Qual o mal de uma prisão, se ela for bem desenhada? Bom, ainda é uma prisão.
Se quisermos receber a criança com a dignidade de um recém-chegado, devemos dedicar a ela, diz Montessori, o melhor que houver em nós e à nossa disposição. E aí ela fala menos de berços e carrinhos sofisticados, e mais de paciência, autocontrole e caridade bem desenvolvidas.
- A criança deve poder dormir em uma cama da qual possa sair quando tem vontade – seja uma cama comum aos pais ou só dela.
- A criança deve poder produzir sons quando precisa, desde vogais simples até choros, e depois palavras, que devem ser ouvidos pelos adultos, e aos quais devemos responder sempre que pudermos. Não necessariamente cedendo aos pedidos da criança, mas sobretudo conversando com ela, e mostrando que ela importa.
- O bebê, sempre que estivermos em casa, deve ter a chance de ficar no chão. Em uma área preparada para ela, isolada do frio do piso, mas com condições interessantes para seu movimento.
- Quando está conosco na rua, a criança pode olhar mais do que o céu e a copa das árvores, que é tudo que vê do carrinho. Se ficar em um sling, pode ver muito mais do mundo e escutar as conversas que ocorrem entre seus pais e outras pessoas.

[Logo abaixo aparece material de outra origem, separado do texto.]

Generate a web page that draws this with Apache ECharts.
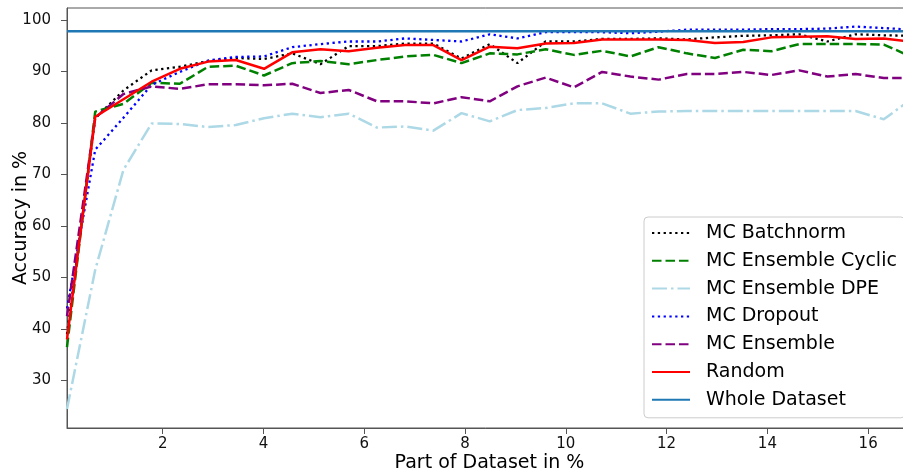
<!DOCTYPE html>
<html><head><meta charset="utf-8">
<script src="https://cdn.jsdelivr.net/npm/echarts@6/dist/echarts.min.js"></script>
<style>html,body{margin:0;padding:0;background:#fff}#c{width:903px;height:473px}</style>
</head><body><div id="c"></div>
<script>
// x positions: part of dataset in %
const partOfDataset = [0.10, 0.66, 1.22, 1.78, 2.34, 2.90, 3.45, 4.01, 4.57, 5.13, 5.69, 6.25, 6.81, 7.37, 7.93, 8.49, 9.04, 9.60, 10.16, 10.72, 11.28, 11.84, 12.40, 12.96, 13.52, 14.08, 14.63, 15.19, 15.75, 16.31, 16.87];
const mcBatchnorm = [39.0, 80.9, 86.3, 90.2, 90.9, 92.0, 92.6, 92.4, 93.5, 91.4, 94.9, 94.9, 95.4, 95.4, 92.5, 95.3, 91.6, 95.8, 95.8, 96.3, 96.3, 96.4, 96.2, 96.6, 96.9, 97.0, 97.2, 95.8, 97.2, 97.0, 96.9];
const mcEnsembleCyclic = [36.5, 82.2, 83.7, 87.8, 87.6, 90.9, 91.1, 89.2, 91.6, 92.0, 91.4, 92.2, 92.9, 93.2, 91.6, 93.5, 93.3, 94.3, 93.2, 94.0, 92.9, 94.7, 93.5, 92.6, 94.2, 93.9, 95.3, 95.3, 95.3, 95.2, 92.8];
const mcEnsembleDPE = [24.5, 51.5, 70.9, 79.9, 79.8, 79.2, 79.6, 80.9, 81.8, 81.1, 81.8, 79.1, 79.3, 78.5, 81.9, 80.3, 82.5, 82.9, 83.8, 83.8, 81.8, 82.2, 82.3, 82.3, 82.3, 82.3, 82.3, 82.3, 82.3, 80.7, 84.7];
const mcDropout = [44.0, 74.8, 81.0, 87.4, 89.9, 92.1, 92.8, 92.9, 94.7, 95.3, 95.8, 95.8, 96.4, 96.1, 95.8, 97.2, 96.4, 97.6, 97.6, 97.6, 97.4, 97.7, 98.1, 98.1, 98.1, 98.2, 98.2, 98.3, 98.7, 98.4, 98.1];
const mcEnsemble = [42.5, 81.0, 85.6, 87.1, 86.6, 87.5, 87.5, 87.3, 87.6, 85.8, 86.4, 84.2, 84.2, 83.8, 85.0, 84.2, 87.1, 88.8, 86.9, 89.9, 89.0, 88.4, 89.5, 89.5, 89.9, 89.3, 90.2, 89.0, 89.5, 88.7, 88.7];
const random = [38.0, 81.2, 84.6, 88.0, 90.5, 91.9, 92.2, 90.5, 93.7, 94.3, 93.9, 94.6, 95.1, 95.1, 92.2, 94.8, 94.5, 95.4, 95.5, 96.2, 96.2, 96.2, 96.1, 95.5, 95.7, 96.6, 96.7, 96.8, 96.3, 96.4, 95.7];
const wholeDataset = 97.8;
const xTicks = [2, 4, 6, 8, 10, 12, 14, 16];
const yTicks = [30, 40, 50, 60, 70, 80, 90, 100];

const FONT = 'DejaVu Sans';
const pairs = arr => partOfDataset.map((x, i) => [x, arr[i]]);
const mk = (name, arr, color, width, type, z) => ({
  name, type: 'line', data: pairs(arr), showSymbol: false, symbol: 'none',
  lineStyle: { color, width, type, cap: 'butt' }, itemStyle: { color },
  z, animation: false
});

const chart = echarts.init(document.getElementById('c'), null, { renderer: 'canvas' });
chart.setOption({
  animation: false,
  backgroundColor: '#fff',
  grid: { left: 67, right: -9, top: 8, bottom: 45, outerBoundsMode: 'none', containLabel: false, show: true, borderColor: '#555', borderWidth: 1, backgroundColor: 'transparent' },
  xAxis: {
    type: 'value', min: 0.1, max: 16.87,
    name: 'Part of Dataset in %', nameLocation: 'middle', nameGap: 26, nameMoveOverlap: false,
    nameTextStyle: { fontFamily: FONT, fontSize: 19, color: '#000' },
    axisLine: { show: true, lineStyle: { color: '#555', width: 1 } },
    axisTick: { show: true, length: 6, inside: false, customValues: xTicks, lineStyle: { color: '#555' } },
    axisLabel: { customValues: xTicks, fontFamily: FONT, fontSize: 15, color: '#111', margin: 9 },
    splitLine: { show: false }
  },
  yAxis: {
    type: 'value', min: 20.8, max: 102.3,
    name: 'Accuracy in %', nameLocation: 'middle', nameGap: 36, nameMoveOverlap: false,
    nameTextStyle: { fontFamily: FONT, fontSize: 19, color: '#000' },
    axisLine: { show: true, lineStyle: { color: '#555', width: 1 } },
    axisTick: { show: true, length: 6, inside: false, customValues: yTicks, lineStyle: { color: '#555' } },
    axisLabel: { customValues: yTicks, fontFamily: FONT, fontSize: 15, color: '#111', margin: 16 },
    splitLine: { show: false }
  },
  legend: {
    orient: 'vertical', left: 644, top: 217,
    itemWidth: 38, itemHeight: 14, itemGap: 7.8,
    padding: [6, 8, 8, 7],
    itemStyle: { opacity: 0 },
    backgroundColor: 'rgba(255,255,255,0.8)', borderColor: '#ccc', borderWidth: 1, borderRadius: 4,
    textStyle: { fontFamily: FONT, fontSize: 19, color: '#000', lineHeight: 20, padding: [0, 0, 0, 11] },
    data: ['MC Batchnorm', 'MC Ensemble Cyclic', 'MC Ensemble DPE', 'MC Dropout', 'MC Ensemble', 'Random', 'Whole Dataset']
  },
  series: [
    mk('MC Batchnorm', mcBatchnorm, '#000000', 2.3, [2.3, 3.5], 2),
    mk('MC Ensemble Cyclic', mcEnsembleCyclic, '#008000', 2.5, [9.5, 4], 3),
    mk('MC Ensemble DPE', mcEnsembleDPE, '#add8e6', 2.5, [15, 4, 2.5, 4], 4),
    mk('MC Dropout', mcDropout, '#0000ff', 2.3, [2.3, 3.5], 5),
    mk('MC Ensemble', mcEnsemble, '#800080', 2.5, [9.5, 4], 6),
    mk('Random', random, '#ff0000', 2.5, 'solid', 7),
    {
      name: 'Whole Dataset', type: 'line', showSymbol: false, symbol: 'none',
      data: [[partOfDataset[0], wholeDataset], [partOfDataset[partOfDataset.length - 1], wholeDataset]],
      lineStyle: { color: '#1f77b4', width: 2.5 }, itemStyle: { color: '#1f77b4' }, z: 8
    }
  ]
});
</script></body></html>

O recém-nascido é recebido com amor. Mas é necessário saber amar. O amor que traz felicidade é o melhor de todos. O amor que traz bem-estar é maravilhoso. Nós só amamos corretamente quando compreendemos, e por isso é necessário entender as verdadeiras necessidades da criança. Ela não precisa de luxo – na maternidade ou em casa – e não precisa de dezenas de visitas, presentes e mãos técnicas a apalpando tecnicamente. Precisa dos cuidados médicos iniciais, é claro. Mas ao chegar no mundo, a criança precisa ser bem-vinda. E para isso, o caminho é claro: compreender para amar, e amar para viver em liberdade
Nota importante: Este texto é baseado no capítulo 4 do livro A Criança, de Maria Montessori. Mas este livro não se isola de toda a sua obra, e é importante lembrar da defesa da igualdade feita por Montessori. Para ela, não só a mãe e o pai tinham igual responsabilidade sobre as crianças, como o Estado, por meio da escola, compartilharia dessa responsabilidade. Sem isso, receber uma criança adequadamente ainda é de enorme importância, mas é injustamente difícil.